» **Exercise requirements**:
Give every line of the data again, unchanged, but with no pictures.

» **Dataset extract**:
******************************

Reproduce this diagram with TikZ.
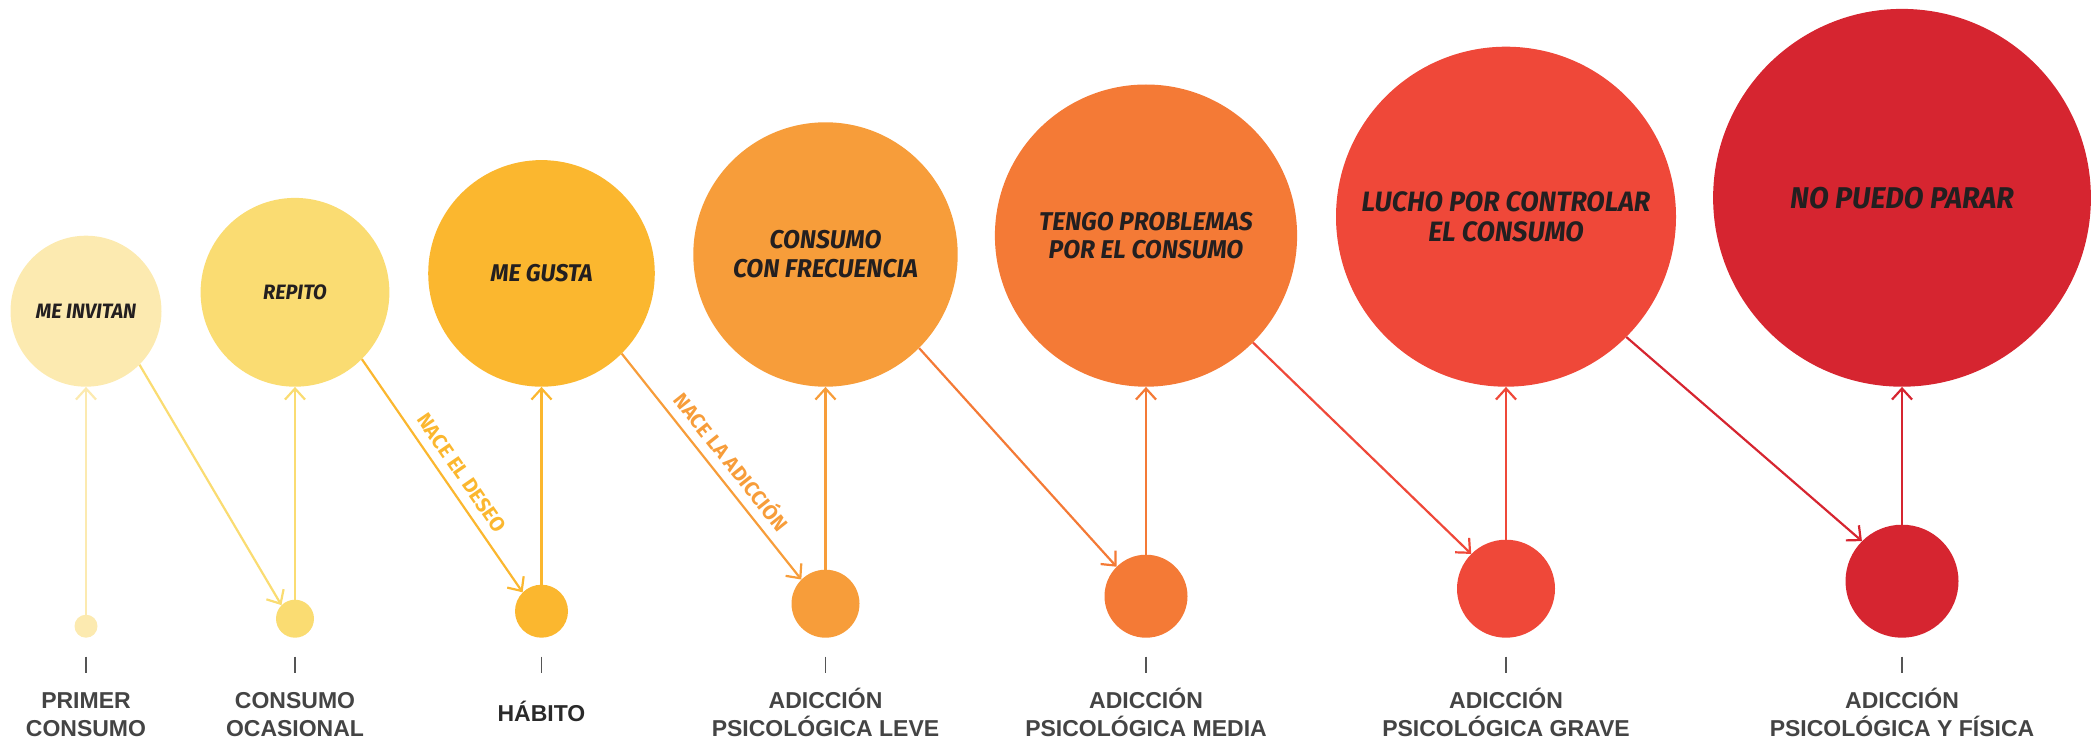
\documentclass[tikz,border=0pt]{standalone}
\usepackage{fontspec}
\usetikzlibrary{arrows.meta}
\setmainfont{Fira Sans}
\newfontfamily\circfont{Fira Sans}[FakeStretch=0.96]
\newfontfamily\labfont{Liberation Sans}
\newfontfamily\arrfont{Fira Sans}
\definecolor{c1}{HTML}{FCEAB0}
\definecolor{c2}{HTML}{FADC72}
\definecolor{c3}{HTML}{FBB72F}
\definecolor{c4}{HTML}{F79D3A}
\definecolor{c5}{HTML}{F47A36}
\definecolor{c6}{HTML}{EF4839}
\definecolor{c7}{HTML}{D62530}
\definecolor{txt}{HTML}{231F20}
\definecolor{labc}{HTML}{444444}
\definecolor{labd}{HTML}{2A2A2A}
\definecolor{tickc}{HTML}{555555}
\begin{document}
\begin{tikzpicture}[x=1pt,y=-1pt,
  big/.style={circle, inner sep=0pt, minimum size=#1, align=center, text=txt},
  small/.style={circle, inner sep=0pt, minimum size=#1},
  arr/.style={line width=2.2pt, -{Straight Barb[length=11pt,width=20pt]}},
  stage/.style={font=\labfont\bfseries\fontsize{23}{28.4}\selectfont, text=labc, align=center, anchor=base, inner sep=0pt},
  tickmark/.style={line width=1.4pt, draw=tickc},
  arrlab/.style={font=\arrfont\bfseries\fontsize{20.5}{22}\selectfont, sloped, pos=0.53, above=9pt, inner sep=0pt}
]
\useasboundingbox (0,0) rectangle (2098,743);
% big circles
\node[big=151pt, fill=c1, font=\circfont\bfseries\itshape\fontsize{20.8}{24}\selectfont] (b1) at (86,311.2) {ME INVITAN};
\node[big=188.8pt, fill=c2, font=\circfont\bfseries\itshape\fontsize{20.8}{24}\selectfont] (b2) at (295,292.3) {REPITO};
\node[big=226.6pt, fill=c3, font=\circfont\bfseries\itshape\fontsize{24.2}{28}\selectfont] (b3) at (541.5,273.4) {ME GUSTA};
\node[big=264.4pt, fill=c4, font=\circfont\bfseries\itshape\fontsize{25.7}{29}\selectfont] (b4) at (825.5,254.5) {CONSUMO\\CON FRECUENCIA};
\node[big=302.2pt, fill=c5, font=\circfont\bfseries\itshape\fontsize{25.7}{28}\selectfont] (b5) at (1146,235.6) {TENGO PROBLEMAS\\POR EL CONSUMO};
\node[big=340pt, fill=c6, font=\circfont\bfseries\itshape\fontsize{28}{30}\selectfont] (b6) at (1506,216.7) {LUCHO POR CONTROLAR\\EL CONSUMO};
\node[big=377.8pt, fill=c7, font=\circfont\bfseries\itshape\fontsize{30}{32}\selectfont] (b7) at (1902,197.8) {NO PUEDO PARAR};
% small circles
\node[small=23pt, fill=c1] (s1) at (86,626.2) {};
\node[small=38pt, fill=c2] (s2) at (295,618.7) {};
\node[small=53pt, fill=c3] (s3) at (541.5,611.2) {};
\node[small=68pt, fill=c4] (s4) at (825.5,603.7) {};
\node[small=83pt, fill=c5] (s5) at (1146,596.2) {};
\node[small=98pt, fill=c6] (s6) at (1506,588.7) {};
\node[small=113pt, fill=c7] (s7) at (1902,581.2) {};
% vertical arrows
\draw[arr, c1] (s1.north) -- (b1.south);
\draw[arr, c2] (s2.north) -- (b2.south);
\draw[arr, c3] (s3.north) -- (b3.south);
\draw[arr, c4] (s4.north) -- (b4.south);
\draw[arr, c5] (s5.north) -- (b5.south);
\draw[arr, c6] (s6.north) -- (b6.south);
\draw[arr, c7] (s7.north) -- (b7.south);
% diagonal arrows
\draw[arr, c2] (b1.south east) -- (s2.north west);
\draw[arr, c3] (b2.south east) -- node[arrlab, text=c3] {NACE EL DESEO} (s3.north west);
\draw[arr, c4] (b3.south east) -- node[arrlab, text=c4] {NACE LA ADICCIÓN} (s4.north west);
\draw[arr, c5] (b4.south east) -- (s5.north west);
\draw[arr, c6] (b5.south east) -- (s6.north west);
\draw[arr, c7] (b6.south east) -- (s7.north west);
% ticks
\foreach \x in {86,295,541.5,825.5,1146,1506,1902}
  \draw[tickmark] (\x,656.7) -- (\x,673.3);
% stage labels
\node[stage] (l1) at (86,736.7) {PRIMER\\CONSUMO};
\node[stage] (l2) at (295,736.7) {CONSUMO\\OCASIONAL};
\node[stage, text=labd] (l3) at (541.5,721.7) {HÁBITO};
\node[stage] (l4) at (825.5,736.7) {ADICCIÓN\\PSICOLÓGICA LEVE};
\node[stage] (l5) at (1146,736.7) {ADICCIÓN\\PSICOLÓGICA MEDIA};
\node[stage] (l6) at (1506,736.7) {ADICCIÓN\\PSICOLÓGICA GRAVE};
\node[stage] (l7) at (1902,736.7) {ADICCIÓN\\PSICOLÓGICA Y FÍSICA};
\end{tikzpicture}
\end{document}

******************************

» **Response for this exercise**:
Reproduce this diagram with TikZ.
\documentclass[tikz,border=0pt]{standalone}
\usepackage{fontspec}
\usetikzlibrary{arrows.meta}
\setmainfont{Fira Sans}
\newfontfamily\circfont{Fira Sans}[FakeStretch=0.96]
\newfontfamily\labfont{Liberation Sans}
\newfontfamily\arrfont{Fira Sans}
\definecolor{c1}{HTML}{FCEAB0}
\definecolor{c2}{HTML}{FADC72}
\definecolor{c3}{HTML}{FBB72F}
\definecolor{c4}{HTML}{F79D3A}
\definecolor{c5}{HTML}{F47A36}
\definecolor{c6}{HTML}{EF4839}
\definecolor{c7}{HTML}{D62530}
\definecolor{txt}{HTML}{231F20}
\definecolor{labc}{HTML}{444444}
\definecolor{labd}{HTML}{2A2A2A}
\definecolor{tickc}{HTML}{555555}
\begin{document}
\begin{tikzpicture}[x=1pt,y=-1pt,
  big/.style={circle, inner sep=0pt, minimum size=#1, align=center, text=txt},
  small/.style={circle, inner sep=0pt, minimum size=#1},
  arr/.style={line width=2.2pt, -{Straight Barb[length=11pt,width=20pt]}},
  stage/.style={font=\labfont\bfseries\fontsize{23}{28.4}\selectfont, text=labc, align=center, anchor=base, inner sep=0pt},
  tickmark/.style={line width=1.4pt, draw=tickc},
  arrlab/.style={font=\arrfont\bfseries\fontsize{20.5}{22}\selectfont, sloped, pos=0.53, above=9pt, inner sep=0pt}
]
\useasboundingbox (0,0) rectangle (2098,743);
% big circles
\node[big=151pt, fill=c1, font=\circfont\bfseries\itshape\fontsize{20.8}{24}\selectfont] (b1) at (86,311.2) {ME INVITAN};
\node[big=188.8pt, fill=c2, font=\circfont\bfseries\itshape\fontsize{20.8}{24}\selectfont] (b2) at (295,292.3) {REPITO};
\node[big=226.6pt, fill=c3, font=\circfont\bfseries\itshape\fontsize{24.2}{28}\selectfont] (b3) at (541.5,273.4) {ME GUSTA};
\node[big=264.4pt, fill=c4, font=\circfont\bfseries\itshape\fontsize{25.7}{29}\selectfont] (b4) at (825.5,254.5) {CONSUMO\\CON FRECUENCIA};
\node[big=302.2pt, fill=c5, font=\circfont\bfseries\itshape\fontsize{25.7}{28}\selectfont] (b5) at (1146,235.6) {TENGO PROBLEMAS\\POR EL CONSUMO};
\node[big=340pt, fill=c6, font=\circfont\bfseries\itshape\fontsize{28}{30}\selectfont] (b6) at (1506,216.7) {LUCHO POR CONTROLAR\\EL CONSUMO};
\node[big=377.8pt, fill=c7, font=\circfont\bfseries\itshape\fontsize{30}{32}\selectfont] (b7) at (1902,197.8) {NO PUEDO PARAR};
% small circles
\node[small=23pt, fill=c1] (s1) at (86,626.2) {};
\node[small=38pt, fill=c2] (s2) at (295,618.7) {};
\node[small=53pt, fill=c3] (s3) at (541.5,611.2) {};
\node[small=68pt, fill=c4] (s4) at (825.5,603.7) {};
\node[small=83pt, fill=c5] (s5) at (1146,596.2) {};
\node[small=98pt, fill=c6] (s6) at (1506,588.7) {};
\node[small=113pt, fill=c7] (s7) at (1902,581.2) {};
% vertical arrows
\draw[arr, c1] (s1.north) -- (b1.south);
\draw[arr, c2] (s2.north) -- (b2.south);
\draw[arr, c3] (s3.north) -- (b3.south);
\draw[arr, c4] (s4.north) -- (b4.south);
\draw[arr, c5] (s5.north) -- (b5.south);
\draw[arr, c6] (s6.north) -- (b6.south);
\draw[arr, c7] (s7.north) -- (b7.south);
% diagonal arrows
\draw[arr, c2] (b1.south east) -- (s2.north west);
\draw[arr, c3] (b2.south east) -- node[arrlab, text=c3] {NACE EL DESEO} (s3.north west);
\draw[arr, c4] (b3.south east) -- node[arrlab, text=c4] {NACE LA ADICCIÓN} (s4.north west);
\draw[arr, c5] (b4.south east) -- (s5.north west);
\draw[arr, c6] (b5.south east) -- (s6.north west);
\draw[arr, c7] (b6.south east) -- (s7.north west);
% ticks
\foreach \x in {86,295,541.5,825.5,1146,1506,1902}
  \draw[tickmark] (\x,656.7) -- (\x,673.3);
% stage labels
\node[stage] (l1) at (86,736.7) {PRIMER\\CONSUMO};
\node[stage] (l2) at (295,736.7) {CONSUMO\\OCASIONAL};
\node[stage, text=labd] (l3) at (541.5,721.7) {HÁBITO};
\node[stage] (l4) at (825.5,736.7) {ADICCIÓN\\PSICOLÓGICA LEVE};
\node[stage] (l5) at (1146,736.7) {ADICCIÓN\\PSICOLÓGICA MEDIA};
\node[stage] (l6) at (1506,736.7) {ADICCIÓN\\PSICOLÓGICA GRAVE};
\node[stage] (l7) at (1902,736.7) {ADICCIÓN\\PSICOLÓGICA Y FÍSICA};
\end{tikzpicture}
\end{document}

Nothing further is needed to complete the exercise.